# Your objective
Write out the listing, please, but only from its first line through the line containing "Arial, Helvetica, sans-serif';", exactly as given and without pictures.

# Provided material
#####

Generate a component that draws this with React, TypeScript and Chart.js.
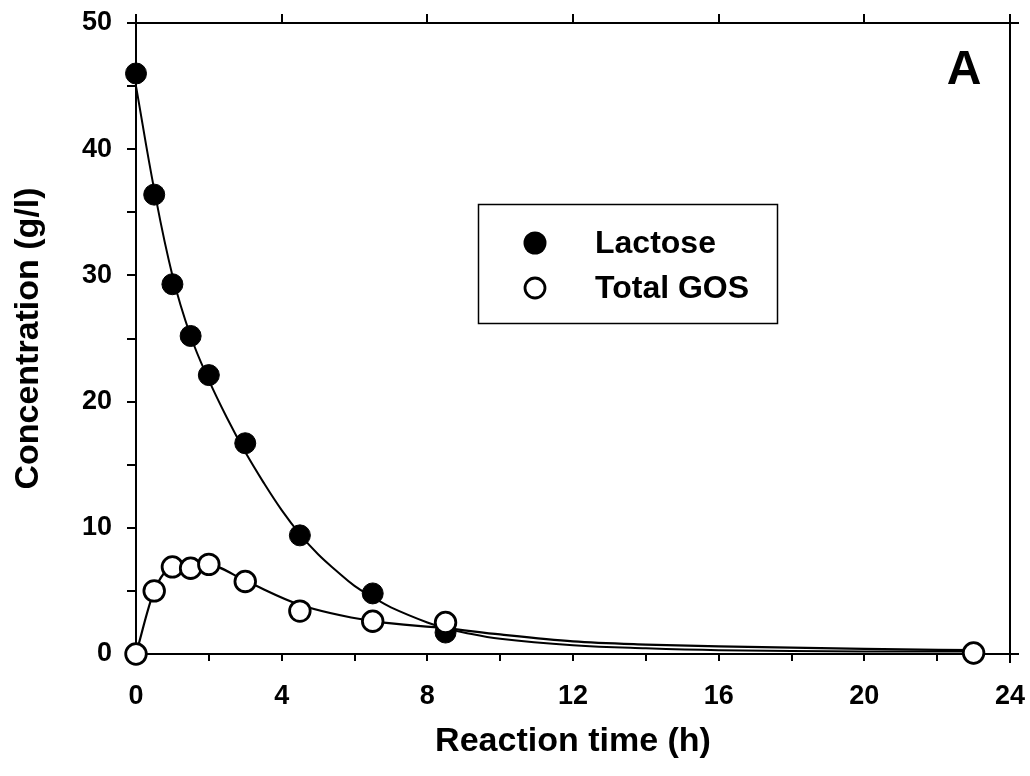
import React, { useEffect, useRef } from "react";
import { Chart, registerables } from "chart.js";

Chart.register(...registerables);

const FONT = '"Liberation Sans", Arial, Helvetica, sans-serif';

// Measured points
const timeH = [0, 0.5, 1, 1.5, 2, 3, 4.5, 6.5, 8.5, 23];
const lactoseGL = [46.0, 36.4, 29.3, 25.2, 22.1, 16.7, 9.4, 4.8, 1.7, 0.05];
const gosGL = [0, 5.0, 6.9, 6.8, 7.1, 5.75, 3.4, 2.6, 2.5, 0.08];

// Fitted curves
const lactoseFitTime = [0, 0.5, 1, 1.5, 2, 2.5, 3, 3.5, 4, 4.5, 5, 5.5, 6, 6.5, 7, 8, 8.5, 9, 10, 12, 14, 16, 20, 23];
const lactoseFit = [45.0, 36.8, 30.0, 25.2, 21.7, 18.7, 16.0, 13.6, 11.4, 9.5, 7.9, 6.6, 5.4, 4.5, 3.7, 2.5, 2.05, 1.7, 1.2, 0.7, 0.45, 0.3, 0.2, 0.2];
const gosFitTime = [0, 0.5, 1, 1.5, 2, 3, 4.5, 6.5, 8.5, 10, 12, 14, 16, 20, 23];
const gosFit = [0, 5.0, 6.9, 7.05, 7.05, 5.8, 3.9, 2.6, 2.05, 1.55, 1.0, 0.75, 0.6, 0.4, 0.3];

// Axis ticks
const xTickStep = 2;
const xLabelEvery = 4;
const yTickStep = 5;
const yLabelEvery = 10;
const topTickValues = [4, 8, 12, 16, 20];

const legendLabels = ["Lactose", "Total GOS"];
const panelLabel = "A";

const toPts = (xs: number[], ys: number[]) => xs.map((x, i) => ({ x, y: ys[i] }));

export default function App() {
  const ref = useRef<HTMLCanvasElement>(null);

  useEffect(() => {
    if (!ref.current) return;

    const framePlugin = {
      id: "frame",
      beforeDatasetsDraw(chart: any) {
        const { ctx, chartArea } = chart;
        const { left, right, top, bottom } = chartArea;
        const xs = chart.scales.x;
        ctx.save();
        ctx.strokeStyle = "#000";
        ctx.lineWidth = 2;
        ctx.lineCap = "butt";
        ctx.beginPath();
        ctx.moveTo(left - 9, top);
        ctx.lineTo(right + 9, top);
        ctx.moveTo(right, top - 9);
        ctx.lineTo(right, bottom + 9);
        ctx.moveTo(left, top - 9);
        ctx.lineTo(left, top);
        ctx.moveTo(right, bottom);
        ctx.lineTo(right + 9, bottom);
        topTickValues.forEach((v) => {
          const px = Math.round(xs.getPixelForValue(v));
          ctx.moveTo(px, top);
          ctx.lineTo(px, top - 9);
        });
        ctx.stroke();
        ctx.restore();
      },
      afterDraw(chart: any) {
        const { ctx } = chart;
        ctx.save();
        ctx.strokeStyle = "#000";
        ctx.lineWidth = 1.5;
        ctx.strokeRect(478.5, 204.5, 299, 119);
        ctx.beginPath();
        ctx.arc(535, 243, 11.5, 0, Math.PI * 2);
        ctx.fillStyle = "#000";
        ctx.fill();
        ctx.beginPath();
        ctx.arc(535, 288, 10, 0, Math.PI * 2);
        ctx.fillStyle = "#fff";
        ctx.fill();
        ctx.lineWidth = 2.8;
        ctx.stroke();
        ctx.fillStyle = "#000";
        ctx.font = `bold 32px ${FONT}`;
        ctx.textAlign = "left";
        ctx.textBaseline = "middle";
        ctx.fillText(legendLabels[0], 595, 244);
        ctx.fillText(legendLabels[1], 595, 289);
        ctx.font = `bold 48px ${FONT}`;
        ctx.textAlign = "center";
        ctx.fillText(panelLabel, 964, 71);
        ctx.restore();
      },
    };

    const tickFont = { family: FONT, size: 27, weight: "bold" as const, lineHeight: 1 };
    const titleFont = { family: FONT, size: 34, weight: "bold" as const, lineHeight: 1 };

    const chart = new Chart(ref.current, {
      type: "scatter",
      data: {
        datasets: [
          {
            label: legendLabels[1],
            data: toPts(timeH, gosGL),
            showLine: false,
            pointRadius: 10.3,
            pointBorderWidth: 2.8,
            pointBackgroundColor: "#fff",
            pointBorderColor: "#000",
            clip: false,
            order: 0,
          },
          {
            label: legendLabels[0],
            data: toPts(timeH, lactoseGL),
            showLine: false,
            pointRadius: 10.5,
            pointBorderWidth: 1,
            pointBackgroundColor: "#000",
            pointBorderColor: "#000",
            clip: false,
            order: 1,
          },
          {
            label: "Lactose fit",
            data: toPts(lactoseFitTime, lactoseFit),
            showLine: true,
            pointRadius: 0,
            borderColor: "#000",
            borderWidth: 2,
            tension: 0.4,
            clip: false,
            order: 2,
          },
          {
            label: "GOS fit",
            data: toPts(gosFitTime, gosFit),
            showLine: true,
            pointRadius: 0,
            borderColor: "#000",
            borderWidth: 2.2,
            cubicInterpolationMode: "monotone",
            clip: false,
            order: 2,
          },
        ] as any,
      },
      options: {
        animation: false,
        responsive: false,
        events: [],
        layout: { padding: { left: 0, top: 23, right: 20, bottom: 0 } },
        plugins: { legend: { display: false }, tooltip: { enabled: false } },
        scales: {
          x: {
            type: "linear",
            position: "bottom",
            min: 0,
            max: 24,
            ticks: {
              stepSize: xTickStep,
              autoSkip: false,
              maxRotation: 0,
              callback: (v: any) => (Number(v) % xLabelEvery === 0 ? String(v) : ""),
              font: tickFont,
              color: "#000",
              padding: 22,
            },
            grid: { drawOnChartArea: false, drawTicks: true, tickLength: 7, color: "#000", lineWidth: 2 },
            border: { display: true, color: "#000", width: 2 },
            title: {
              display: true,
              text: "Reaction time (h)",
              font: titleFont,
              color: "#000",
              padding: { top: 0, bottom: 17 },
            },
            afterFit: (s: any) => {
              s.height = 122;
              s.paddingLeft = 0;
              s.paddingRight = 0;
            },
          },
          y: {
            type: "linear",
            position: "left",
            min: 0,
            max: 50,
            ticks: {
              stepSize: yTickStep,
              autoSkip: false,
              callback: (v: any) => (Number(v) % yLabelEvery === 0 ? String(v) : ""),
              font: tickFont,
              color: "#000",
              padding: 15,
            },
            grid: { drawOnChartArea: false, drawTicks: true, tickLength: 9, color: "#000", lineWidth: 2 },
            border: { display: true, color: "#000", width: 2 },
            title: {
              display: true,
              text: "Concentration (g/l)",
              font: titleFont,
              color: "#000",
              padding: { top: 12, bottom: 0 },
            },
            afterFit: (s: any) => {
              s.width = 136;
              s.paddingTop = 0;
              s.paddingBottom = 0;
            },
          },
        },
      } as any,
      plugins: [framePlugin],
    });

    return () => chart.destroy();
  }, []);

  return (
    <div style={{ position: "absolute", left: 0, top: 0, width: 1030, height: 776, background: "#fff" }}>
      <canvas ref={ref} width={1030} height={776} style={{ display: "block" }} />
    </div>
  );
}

#####

# Solved problem
Generate a component that draws this with React, TypeScript and Chart.js.
import React, { useEffect, useRef } from "react";
import { Chart, registerables } from "chart.js";

Chart.register(...registerables);

const FONT = '"Liberation Sans", Arial, Helvetica, sans-serif';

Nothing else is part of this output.